──────── Given records
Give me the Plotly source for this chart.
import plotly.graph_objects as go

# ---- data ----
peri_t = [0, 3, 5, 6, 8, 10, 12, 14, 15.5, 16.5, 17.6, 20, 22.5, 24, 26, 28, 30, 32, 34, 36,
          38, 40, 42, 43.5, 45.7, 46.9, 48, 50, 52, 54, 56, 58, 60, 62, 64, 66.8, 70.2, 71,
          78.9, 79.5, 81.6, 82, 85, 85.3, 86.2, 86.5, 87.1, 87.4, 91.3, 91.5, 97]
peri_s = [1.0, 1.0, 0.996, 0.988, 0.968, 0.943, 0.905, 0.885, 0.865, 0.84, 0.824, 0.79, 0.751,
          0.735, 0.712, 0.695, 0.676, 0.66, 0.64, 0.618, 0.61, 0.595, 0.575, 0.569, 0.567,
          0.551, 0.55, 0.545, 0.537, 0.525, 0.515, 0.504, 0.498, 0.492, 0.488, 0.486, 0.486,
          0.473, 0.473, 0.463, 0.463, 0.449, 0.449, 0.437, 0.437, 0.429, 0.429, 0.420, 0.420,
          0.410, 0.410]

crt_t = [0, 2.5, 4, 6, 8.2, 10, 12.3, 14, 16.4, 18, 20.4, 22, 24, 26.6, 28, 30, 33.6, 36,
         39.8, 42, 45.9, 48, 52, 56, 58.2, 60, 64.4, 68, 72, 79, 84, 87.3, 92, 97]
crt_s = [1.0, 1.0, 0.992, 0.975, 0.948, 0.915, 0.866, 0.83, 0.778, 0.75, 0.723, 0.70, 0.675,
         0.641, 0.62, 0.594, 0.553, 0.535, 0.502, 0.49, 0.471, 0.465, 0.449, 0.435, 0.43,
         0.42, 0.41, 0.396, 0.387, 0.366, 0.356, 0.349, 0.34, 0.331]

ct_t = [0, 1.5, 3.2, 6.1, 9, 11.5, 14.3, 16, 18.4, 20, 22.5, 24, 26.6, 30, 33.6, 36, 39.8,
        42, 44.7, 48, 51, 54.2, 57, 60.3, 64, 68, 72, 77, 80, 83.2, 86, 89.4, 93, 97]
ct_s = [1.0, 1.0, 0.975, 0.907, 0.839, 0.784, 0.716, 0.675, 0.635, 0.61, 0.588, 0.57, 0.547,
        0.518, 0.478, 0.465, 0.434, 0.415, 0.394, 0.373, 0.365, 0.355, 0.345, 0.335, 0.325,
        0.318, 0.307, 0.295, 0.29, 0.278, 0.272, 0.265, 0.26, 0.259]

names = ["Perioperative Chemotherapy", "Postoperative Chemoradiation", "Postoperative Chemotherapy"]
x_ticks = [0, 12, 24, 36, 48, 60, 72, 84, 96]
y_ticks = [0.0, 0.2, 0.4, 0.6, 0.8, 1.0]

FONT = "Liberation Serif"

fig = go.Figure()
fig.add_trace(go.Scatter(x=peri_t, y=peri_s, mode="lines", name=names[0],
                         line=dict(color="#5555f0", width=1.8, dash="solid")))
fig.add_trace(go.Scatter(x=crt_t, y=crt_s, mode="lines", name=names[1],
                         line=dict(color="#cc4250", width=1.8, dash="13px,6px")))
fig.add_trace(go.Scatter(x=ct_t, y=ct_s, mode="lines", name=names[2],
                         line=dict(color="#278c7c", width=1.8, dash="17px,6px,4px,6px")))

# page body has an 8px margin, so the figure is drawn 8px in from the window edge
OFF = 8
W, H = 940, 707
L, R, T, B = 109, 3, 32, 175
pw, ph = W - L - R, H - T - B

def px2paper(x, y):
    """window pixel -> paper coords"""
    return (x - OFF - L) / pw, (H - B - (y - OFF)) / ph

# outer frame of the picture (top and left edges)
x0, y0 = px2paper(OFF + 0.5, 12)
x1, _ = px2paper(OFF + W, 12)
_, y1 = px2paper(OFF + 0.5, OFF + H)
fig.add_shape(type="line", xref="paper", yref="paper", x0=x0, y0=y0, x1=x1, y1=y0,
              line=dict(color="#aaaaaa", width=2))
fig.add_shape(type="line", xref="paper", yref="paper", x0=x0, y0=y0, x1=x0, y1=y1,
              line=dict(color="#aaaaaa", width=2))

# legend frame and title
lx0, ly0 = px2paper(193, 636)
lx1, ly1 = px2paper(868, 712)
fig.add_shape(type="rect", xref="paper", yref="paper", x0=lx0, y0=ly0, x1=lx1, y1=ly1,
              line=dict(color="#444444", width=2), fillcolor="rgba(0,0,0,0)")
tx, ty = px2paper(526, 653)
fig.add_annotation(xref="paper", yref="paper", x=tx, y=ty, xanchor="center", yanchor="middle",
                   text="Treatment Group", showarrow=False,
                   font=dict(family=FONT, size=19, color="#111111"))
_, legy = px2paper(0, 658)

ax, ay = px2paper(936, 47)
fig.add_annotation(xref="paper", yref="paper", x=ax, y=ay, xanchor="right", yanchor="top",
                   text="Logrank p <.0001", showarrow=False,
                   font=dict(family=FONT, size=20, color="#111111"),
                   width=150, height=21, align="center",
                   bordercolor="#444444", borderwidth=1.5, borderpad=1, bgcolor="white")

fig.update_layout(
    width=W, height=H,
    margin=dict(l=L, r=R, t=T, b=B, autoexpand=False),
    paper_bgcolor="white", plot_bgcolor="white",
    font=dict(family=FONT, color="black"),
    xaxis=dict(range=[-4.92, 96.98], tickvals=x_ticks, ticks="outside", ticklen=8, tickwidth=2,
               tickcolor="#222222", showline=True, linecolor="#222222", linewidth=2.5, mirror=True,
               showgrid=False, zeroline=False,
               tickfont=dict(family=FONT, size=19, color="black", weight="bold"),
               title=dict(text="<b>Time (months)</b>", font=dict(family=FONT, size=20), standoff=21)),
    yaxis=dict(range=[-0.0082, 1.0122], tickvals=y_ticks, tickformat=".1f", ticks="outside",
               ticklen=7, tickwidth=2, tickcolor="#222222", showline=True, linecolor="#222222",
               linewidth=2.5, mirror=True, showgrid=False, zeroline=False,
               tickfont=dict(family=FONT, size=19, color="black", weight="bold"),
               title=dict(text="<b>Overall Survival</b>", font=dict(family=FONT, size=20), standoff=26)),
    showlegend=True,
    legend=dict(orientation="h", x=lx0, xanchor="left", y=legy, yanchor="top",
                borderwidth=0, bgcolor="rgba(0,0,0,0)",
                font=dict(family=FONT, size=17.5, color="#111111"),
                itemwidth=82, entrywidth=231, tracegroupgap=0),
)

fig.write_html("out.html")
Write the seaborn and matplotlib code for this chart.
────────────────
- _Task_: Print the material above once more, exactly.

- _Answer to this exercise_:
Give me the Plotly source for this chart.
import plotly.graph_objects as go

# ---- data ----
peri_t = [0, 3, 5, 6, 8, 10, 12, 14, 15.5, 16.5, 17.6, 20, 22.5, 24, 26, 28, 30, 32, 34, 36,
          38, 40, 42, 43.5, 45.7, 46.9, 48, 50, 52, 54, 56, 58, 60, 62, 64, 66.8, 70.2, 71,
          78.9, 79.5, 81.6, 82, 85, 85.3, 86.2, 86.5, 87.1, 87.4, 91.3, 91.5, 97]
peri_s = [1.0, 1.0, 0.996, 0.988, 0.968, 0.943, 0.905, 0.885, 0.865, 0.84, 0.824, 0.79, 0.751,
          0.735, 0.712, 0.695, 0.676, 0.66, 0.64, 0.618, 0.61, 0.595, 0.575, 0.569, 0.567,
          0.551, 0.55, 0.545, 0.537, 0.525, 0.515, 0.504, 0.498, 0.492, 0.488, 0.486, 0.486,
          0.473, 0.473, 0.463, 0.463, 0.449, 0.449, 0.437, 0.437, 0.429, 0.429, 0.420, 0.420,
          0.410, 0.410]

crt_t = [0, 2.5, 4, 6, 8.2, 10, 12.3, 14, 16.4, 18, 20.4, 22, 24, 26.6, 28, 30, 33.6, 36,
         39.8, 42, 45.9, 48, 52, 56, 58.2, 60, 64.4, 68, 72, 79, 84, 87.3, 92, 97]
crt_s = [1.0, 1.0, 0.992, 0.975, 0.948, 0.915, 0.866, 0.83, 0.778, 0.75, 0.723, 0.70, 0.675,
         0.641, 0.62, 0.594, 0.553, 0.535, 0.502, 0.49, 0.471, 0.465, 0.449, 0.435, 0.43,
         0.42, 0.41, 0.396, 0.387, 0.366, 0.356, 0.349, 0.34, 0.331]

ct_t = [0, 1.5, 3.2, 6.1, 9, 11.5, 14.3, 16, 18.4, 20, 22.5, 24, 26.6, 30, 33.6, 36, 39.8,
        42, 44.7, 48, 51, 54.2, 57, 60.3, 64, 68, 72, 77, 80, 83.2, 86, 89.4, 93, 97]
ct_s = [1.0, 1.0, 0.975, 0.907, 0.839, 0.784, 0.716, 0.675, 0.635, 0.61, 0.588, 0.57, 0.547,
        0.518, 0.478, 0.465, 0.434, 0.415, 0.394, 0.373, 0.365, 0.355, 0.345, 0.335, 0.325,
        0.318, 0.307, 0.295, 0.29, 0.278, 0.272, 0.265, 0.26, 0.259]

names = ["Perioperative Chemotherapy", "Postoperative Chemoradiation", "Postoperative Chemotherapy"]
x_ticks = [0, 12, 24, 36, 48, 60, 72, 84, 96]
y_ticks = [0.0, 0.2, 0.4, 0.6, 0.8, 1.0]

FONT = "Liberation Serif"

fig = go.Figure()
fig.add_trace(go.Scatter(x=peri_t, y=peri_s, mode="lines", name=names[0],
                         line=dict(color="#5555f0", width=1.8, dash="solid")))
fig.add_trace(go.Scatter(x=crt_t, y=crt_s, mode="lines", name=names[1],
                         line=dict(color="#cc4250", width=1.8, dash="13px,6px")))
fig.add_trace(go.Scatter(x=ct_t, y=ct_s, mode="lines", name=names[2],
                         line=dict(color="#278c7c", width=1.8, dash="17px,6px,4px,6px")))

# page body has an 8px margin, so the figure is drawn 8px in from the window edge
OFF = 8
W, H = 940, 707
L, R, T, B = 109, 3, 32, 175
pw, ph = W - L - R, H - T - B

def px2paper(x, y):
    """window pixel -> paper coords"""
    return (x - OFF - L) / pw, (H - B - (y - OFF)) / ph

# outer frame of the picture (top and left edges)
x0, y0 = px2paper(OFF + 0.5, 12)
x1, _ = px2paper(OFF + W, 12)
_, y1 = px2paper(OFF + 0.5, OFF + H)
fig.add_shape(type="line", xref="paper", yref="paper", x0=x0, y0=y0, x1=x1, y1=y0,
              line=dict(color="#aaaaaa", width=2))
fig.add_shape(type="line", xref="paper", yref="paper", x0=x0, y0=y0, x1=x0, y1=y1,
              line=dict(color="#aaaaaa", width=2))

# legend frame and title
lx0, ly0 = px2paper(193, 636)
lx1, ly1 = px2paper(868, 712)
fig.add_shape(type="rect", xref="paper", yref="paper", x0=lx0, y0=ly0, x1=lx1, y1=ly1,
              line=dict(color="#444444", width=2), fillcolor="rgba(0,0,0,0)")
tx, ty = px2paper(526, 653)
fig.add_annotation(xref="paper", yref="paper", x=tx, y=ty, xanchor="center", yanchor="middle",
                   text="Treatment Group", showarrow=False,
                   font=dict(family=FONT, size=19, color="#111111"))
_, legy = px2paper(0, 658)

ax, ay = px2paper(936, 47)
fig.add_annotation(xref="paper", yref="paper", x=ax, y=ay, xanchor="right", yanchor="top",
                   text="Logrank p <.0001", showarrow=False,
                   font=dict(family=FONT, size=20, color="#111111"),
                   width=150, height=21, align="center",
                   bordercolor="#444444", borderwidth=1.5, borderpad=1, bgcolor="white")

fig.update_layout(
    width=W, height=H,
    margin=dict(l=L, r=R, t=T, b=B, autoexpand=False),
    paper_bgcolor="white", plot_bgcolor="white",
    font=dict(family=FONT, color="black"),
    xaxis=dict(range=[-4.92, 96.98], tickvals=x_ticks, ticks="outside", ticklen=8, tickwidth=2,
               tickcolor="#222222", showline=True, linecolor="#222222", linewidth=2.5, mirror=True,
               showgrid=False, zeroline=False,
               tickfont=dict(family=FONT, size=19, color="black", weight="bold"),
               title=dict(text="<b>Time (months)</b>", font=dict(family=FONT, size=20), standoff=21)),
    yaxis=dict(range=[-0.0082, 1.0122], tickvals=y_ticks, tickformat=".1f", ticks="outside",
               ticklen=7, tickwidth=2, tickcolor="#222222", showline=True, linecolor="#222222",
               linewidth=2.5, mirror=True, showgrid=False, zeroline=False,
               tickfont=dict(family=FONT, size=19, color="black", weight="bold"),
               title=dict(text="<b>Overall Survival</b>", font=dict(family=FONT, size=20), standoff=26)),
    showlegend=True,
    legend=dict(orientation="h", x=lx0, xanchor="left", y=legy, yanchor="top",
                borderwidth=0, bgcolor="rgba(0,0,0,0)",
                font=dict(family=FONT, size=17.5, color="#111111"),
                itemwidth=82, entrywidth=231, tracegroupgap=0),
)

fig.write_html("out.html")
Write the seaborn and matplotlib code for this chart.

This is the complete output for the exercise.